I do not believe that the Minister wants a disorganised and unclear strategy—I am not accusing him of a deliberate policy. Nor do I believe that he wants to exclude those excellent organisations—ECPAT UK, the POPPY Project, the Salvation Army, the Medaille Trust and so on—from contributing to the strategy. I am concerned, however, that there is a real risk, because the former strategy was extremely specific and connected police operations, which have been the most powerful way of discovering the extent of trafficking.
The hon. Member for Cities of London and Westminster has pointed out how the research is not very good, because the subject is an illegal activity. Actions by the police have been more effective. They have illustrated more powerfully the range of trafficking and where it is to be found, and have led to some successful prosecutions.

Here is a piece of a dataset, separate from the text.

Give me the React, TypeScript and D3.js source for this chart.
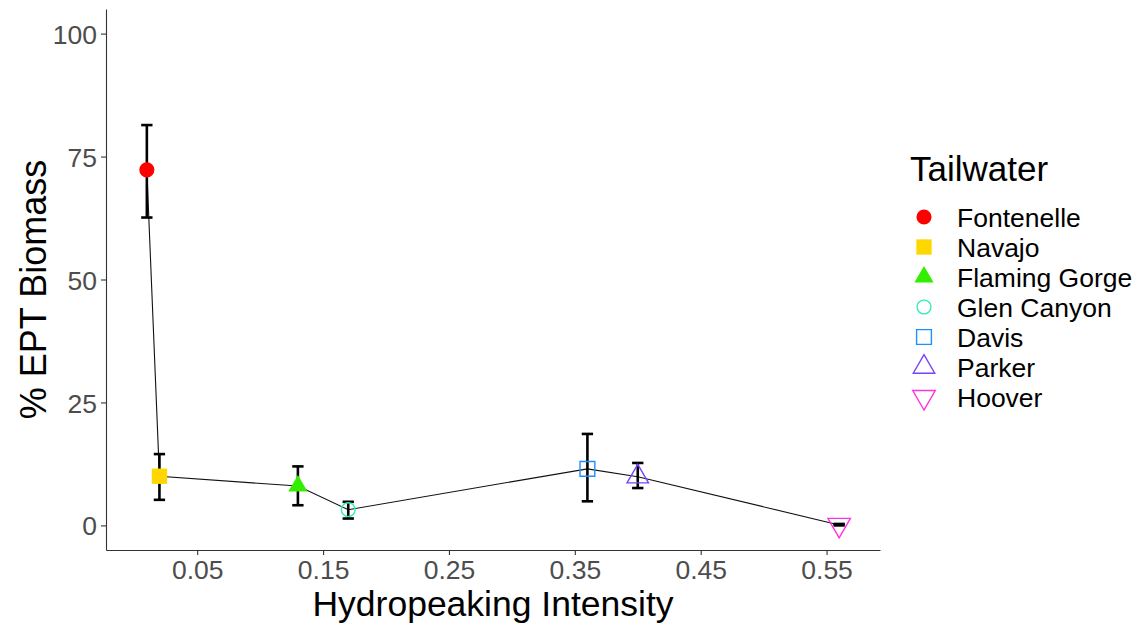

I am concerned that, at present, we do not have any nationally directed operations, and that the consequence of that will be that we will lose expertise among the police.
I hope that the Minister can reassure us that, even if the Home Office does not wish, at present, to direct police forces to mount those kinds of national operations, it will support and enable them to do so. Without Operation Golf, the excessive trafficking of children from the town of Tandarei in Romania, many of whom were trafficked into my constituency, and the grotesque profits made by criminals in that town, would have continued unabated.
Strategic national interventions that are properly directed can protect people more effectively than a strategy and the warm words that we are able to produce in this Chamber. I believe that we are all on the same side, but we need a strategy to ensure that the shared ambition to eradicate this modern form of slavery actually works in practice.